## start

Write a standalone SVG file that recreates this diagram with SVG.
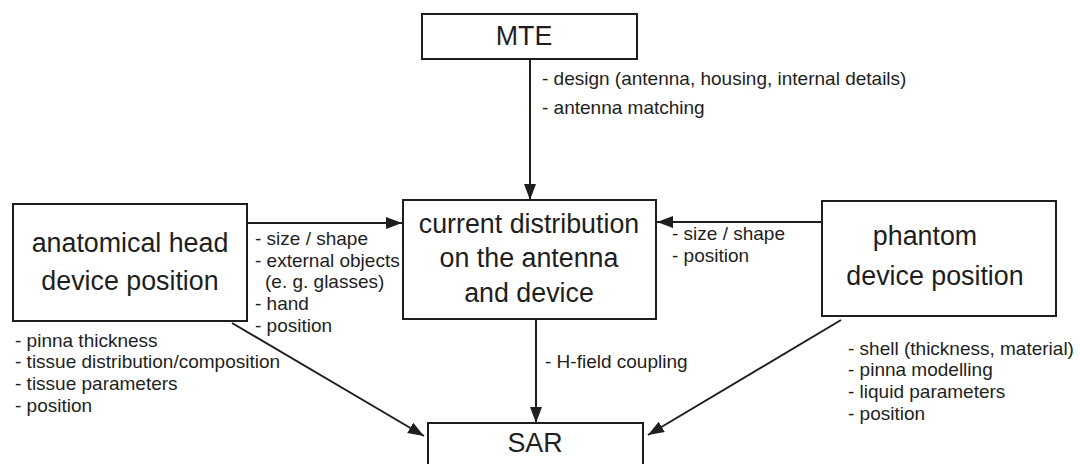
<svg xmlns="http://www.w3.org/2000/svg" width="1080" height="464" viewBox="0 0 1080 464">
<style>
.box{fill:#fff;stroke:#1e1e1e;stroke-width:2}
.big{font-family:"Liberation Sans",Arial,sans-serif;font-size:26.8px;fill:#1e1e1e}
.lbl{font-family:"Liberation Sans",Arial,sans-serif;font-size:19px;fill:#1e1e1e}
.con{stroke:#1e1e1e;stroke-width:2;fill:none;marker-end:url(#arr)}
</style>
<defs>
<marker id="arr" markerUnits="userSpaceOnUse" markerWidth="17" markerHeight="13" refX="16" refY="6" orient="auto">
<path d="M0,0 L16,6 L0,12 z" fill="#1e1e1e"/>
</marker>
</defs>
<rect width="1080" height="464" fill="#fff"/>
<g id="connectors">
<line class="con" x1="530" y1="59" x2="530" y2="200"/>
<line class="con" x1="247" y1="223" x2="402" y2="223"/>
<line class="con" x1="822" y1="222" x2="657" y2="222"/>
<line class="con" x1="232" y1="323" x2="424" y2="436"/>
<line class="con" x1="536" y1="319" x2="536" y2="423"/>
<line class="con" x1="841" y1="320" x2="648" y2="435"/>
</g>
<g id="mte">
<rect class="box" x="422" y="14" width="215" height="45"/>
<text class="big" x="524" y="45" text-anchor="middle">MTE</text>
</g>
<g id="mte-labels">
<text class="lbl" x="542" y="85">- design (antenna, housing, internal details)</text>
<text class="lbl" x="542" y="114">- antenna matching</text>
</g>
<g id="head">
<rect class="box" x="13" y="204" width="234" height="117"/>
<text class="big" x="130" y="252" text-anchor="middle">anatomical head</text>
<text class="big" x="130" y="290" text-anchor="middle">device position</text>
</g>
<g id="head-labels">
<text class="lbl" x="255" y="245">- size / shape</text>
<text class="lbl" x="255" y="267">- external objects</text>
<text class="lbl" x="265" y="288">(e. g. glasses)</text>
<text class="lbl" x="255" y="310">- hand</text>
<text class="lbl" x="255" y="332">- position</text>
<text class="lbl" x="15" y="347">- pinna thickness</text>
<text class="lbl" x="15" y="368">- tissue distribution/composition</text>
<text class="lbl" x="15" y="390">- tissue parameters</text>
<text class="lbl" x="15" y="412">- position</text>
</g>
<g id="current">
<rect class="box" x="403" y="200" width="253" height="119"/>
<text class="big" x="529" y="233" text-anchor="middle">current distribution</text>
<text class="big" x="529" y="267" text-anchor="middle">on the antenna</text>
<text class="big" x="529" y="302" text-anchor="middle">and device</text>
</g>
<g id="phantom">
<rect class="box" x="822" y="201" width="234" height="115"/>
<text class="big" x="925" y="245" text-anchor="middle">phantom</text>
<text class="big" x="935" y="285" text-anchor="middle">device position</text>
</g>
<g id="phantom-labels">
<text class="lbl" x="672" y="240">- size / shape</text>
<text class="lbl" x="672" y="262">- position</text>
<text class="lbl" x="848" y="355">- shell (thickness, material)</text>
<text class="lbl" x="848" y="376">- pinna modelling</text>
<text class="lbl" x="848" y="398">- liquid parameters</text>
<text class="lbl" x="848" y="420">- position</text>
</g>
<g id="coupling-label">
<text class="lbl" x="545" y="368">- H-field coupling</text>
</g>
<g id="sar">
<rect class="box" x="428" y="423" width="215" height="60"/>
<text class="big" x="535" y="452" text-anchor="middle">SAR</text>
</g>
</svg>
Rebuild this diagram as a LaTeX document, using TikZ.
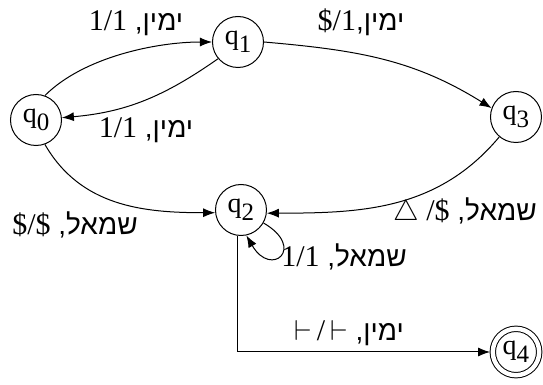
\documentclass[tikz,border=0pt]{standalone}
\usepackage{fontspec}
\setmainfont{Liberation Serif}
\newfontfamily\hebfont[Script=Hebrew]{Liberation Sans}
\TeXXeTstate=1
\usetikzlibrary{arrows.meta}

\newcommand{\st}[1]{q\raisebox{-0.6ex}{\fontsize{12.5}{13}\selectfont #1}}
\newcommand{\lab}[2]{\beginR{\hebfont #1}\beginL{\fontsize{15}{16}\selectfont #2}\endL\endR}

\begin{document}
\begin{tikzpicture}[
        x=0.5pt, y=0.5pt,
        state/.style={
            draw,
            circle,
            minimum size=25.5pt,
            inner sep=0pt,
            line width=0.5pt,
            font=\fontsize{14}{16}\selectfont
        },
        accept/.style={
            state,
            minimum size=23.2pt,
            double,
            double distance=2.2pt,
            outer sep=1.35pt
        },
        edge/.style={-{Latex[length=6pt,width=4.5pt]}, line width=0.5pt},
        lbl/.style={inner sep=0pt, font=\fontsize{14}{16}\selectfont}
    ]
        \useasboundingbox (0,0) rectangle (543,-385);

        \node[state] (q0) at (36,-120) {\st{0}};
        \node[state] (q1) at (238,-42) {\st{1}};
        \node[state] (q3) at (516,-117) {\st{3}};
        \node[state] (q2) at (241,-210) {\st{2}};
        \node[accept] (q4) at (516,-352) {\st{4}};

        \draw[edge] (q0.70) to[out=45, in=180, looseness=0.8] (q1.west);
        \draw[edge] (q1.220) to[out=215, in=5] (q0.5);
        \draw[edge] (q1.east) to[out=-5, in=148] (q3.160);
        \draw[edge] (q0.-70) to[out=-60, in=180] (q2.186);
        \draw[edge] (q3.230) to[out=230, in=0] (q2.-7);
        \draw[edge] (q2.-30) to[out=-30, in=-60, looseness=6] (q2.-78);
        \draw[edge] (q2.262) |- (q4.west);

        \node[lbl] (a01) at (136,-23) {\lab{ימין, }{1/1}};
        \node[lbl] (a10) at (146,-130) {\lab{ימין, }{1/1}};
        \node[lbl] (a13) at (361,-22) {\lab{ימין,}{\$/1}};
        \node[lbl] (a02) at (75,-225) {\lab{שמאל, }{\$/\$}};
        \node[lbl] (a32) at (465,-212) {\lab{שמאל, }{$\triangle$\ /\$}};
        \node[lbl] (a22) at (344,-257) {\lab{שמאל, }{1/1}};
        \node[lbl] (a24) at (349,-333) {\lab{ימין, }{$\vdash$\,/\,$\vdash$}};
    \end{tikzpicture}
\end{document}
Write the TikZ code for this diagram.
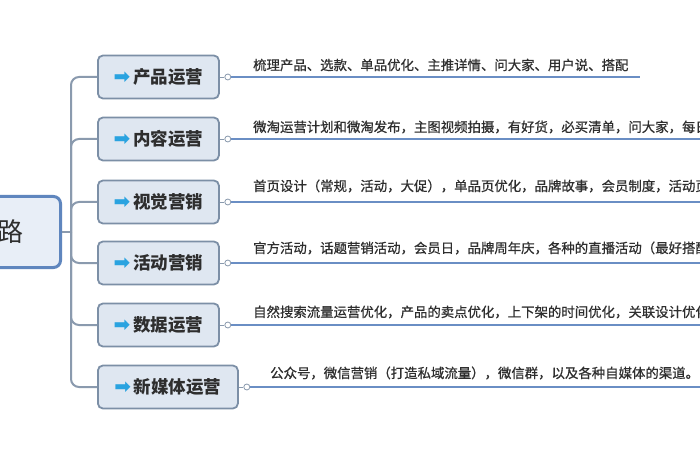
\documentclass[tikz,border=0pt]{standalone}
\usepackage{fontspec}
\newfontfamily\cjk{Noto Sans CJK SC}
\newfontfamily\cjkd[FakeBold=0.7]{Noto Sans CJK SC}
\newfontfamily\dejavu{DejaVu Sans}
\definecolor{boxfill}{HTML}{DFE7F1}
\definecolor{boxdraw}{HTML}{7C8FA6}
\definecolor{rootdraw}{HTML}{5F86BE}
\definecolor{rootfill}{HTML}{E8EEF7}
\definecolor{conn}{HTML}{8A9AAE}
\definecolor{mline}{HTML}{6A8EC4}
\definecolor{arrcol}{HTML}{2AA3E0}
\definecolor{txt}{HTML}{2E2E2E}
\newcommand{\arr}{{\dejavu\color{arrcol}\fontsize{20}{20}\selectfont ➡}}
\tikzset{
  box/.style={draw=boxdraw, line width=1.8pt, fill=boxfill, rounded corners=5pt,
    minimum height=43pt, inner sep=0pt, anchor=west,
    font=\cjk\bfseries\fontsize{17.5}{17.5}\selectfont, text=txt},
  rootbox/.style={draw=rootdraw, line width=3pt, fill=rootfill, rounded corners=7pt,
    minimum height=71pt, minimum width=100pt, inner sep=0pt, anchor=east,
    font=\cjk\fontsize{26}{26}\selectfont, text=txt},
  desc/.style={anchor=west, inner sep=0pt, font=\cjkd\fontsize{13.4}{13.4}\selectfont, text=txt},
  dot/.style={circle, draw=conn, fill=white, line width=0.8pt, minimum size=6pt, inner sep=0pt},
  conline/.style={draw=conn, line width=2pt, rounded corners=8pt},
  mainline/.style={draw=mline, line width=1.8pt},
}
\begin{document}
\begin{tikzpicture}[x=1pt,y=-1pt]
\useasboundingbox (0,0) rectangle (700,470);
\fill[white] (0,0) rectangle (700,470);
\clip (0,0) rectangle (700,470);

\node[rootbox] (r) at (62,232) {路};

\node[box, minimum width=121pt] (b1) at (97,77) {\arr\,产品运营};
\node[box, minimum width=121pt] (b2) at (97,139) {\arr\,内容运营};
\node[box, minimum width=121pt] (b3) at (97,202) {\arr\,视觉营销};
\node[box, minimum width=121pt] (b4) at (97,263) {\arr\,活动营销};
\node[box, minimum width=121pt] (b5) at (97,325) {\arr\,数据运营};
\node[box, minimum width=140pt] (b6) at (97,387) {\arr\,新媒体运营};

\coordinate (j) at (71,232);
\draw[conline] (r.east) -- (j);
\foreach \i in {1,2,3,4,5,6}{
  \draw[conline] (j) |- (b\i.west);
}

\node[dot] (c1) at ([xshift=8pt]b1.east) {};
\node[dot] (c2) at ([xshift=8pt]b2.east) {};
\node[dot] (c3) at ([xshift=8pt]b3.east) {};
\node[dot] (c4) at ([xshift=8pt]b4.east) {};
\node[dot] (c5) at ([xshift=8pt]b5.east) {};
\node[dot] (c6) at ([xshift=8pt]b6.east) {};
\foreach \i in {1,...,6}{
  \draw[draw=conn, line width=0.8pt] (b\i.east) -- (c\i.west);
}

\coordinate (e1) at (640,77);
\coordinate (e2) at (705,139);
\coordinate (e3) at (705,202);
\coordinate (e4) at (705,263);
\coordinate (e5) at (705,325);
\coordinate (e6) at (705,387);
\foreach \i in {1,...,6}{
  \draw[mainline] (c\i.east) -- (e\i);
}

\node[desc] (t1) at (253,65) {梳理产品、选款、单品优化、主推详情、问大家、用户说、搭配};
\node[desc] (t2) at (253,127) {微淘运营计划和微淘发布，主图视频拍摄，有好货，必买清单，问大家，每日};
\node[desc] (t3) at (253,186) {首页设计（常规，活动，大促），单品页优化，品牌故事，会员制度，活动页};
\node[desc] (t4) at (253,248) {官方活动，话题营销活动，会员日，品牌周年庆，各种的直播活动（最好搭配};
\node[desc] (t5) at (253,312) {自然搜索流量运营优化，产品的卖点优化，上下架的时间优化，关联设计优化};
\node[desc] (t6) at (270,373) {公众号，微信营销（打造私域流量），微信群，以及各种自媒体的渠道。};
\end{tikzpicture}
\end{document}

## end

### WHAT THIS TASK INVOLVES
From the data above, copy each line that has the string "Write".

### WORKED SOLUTION
Write a standalone SVG file that recreates this diagram with SVG.
Write the TikZ code for this diagram.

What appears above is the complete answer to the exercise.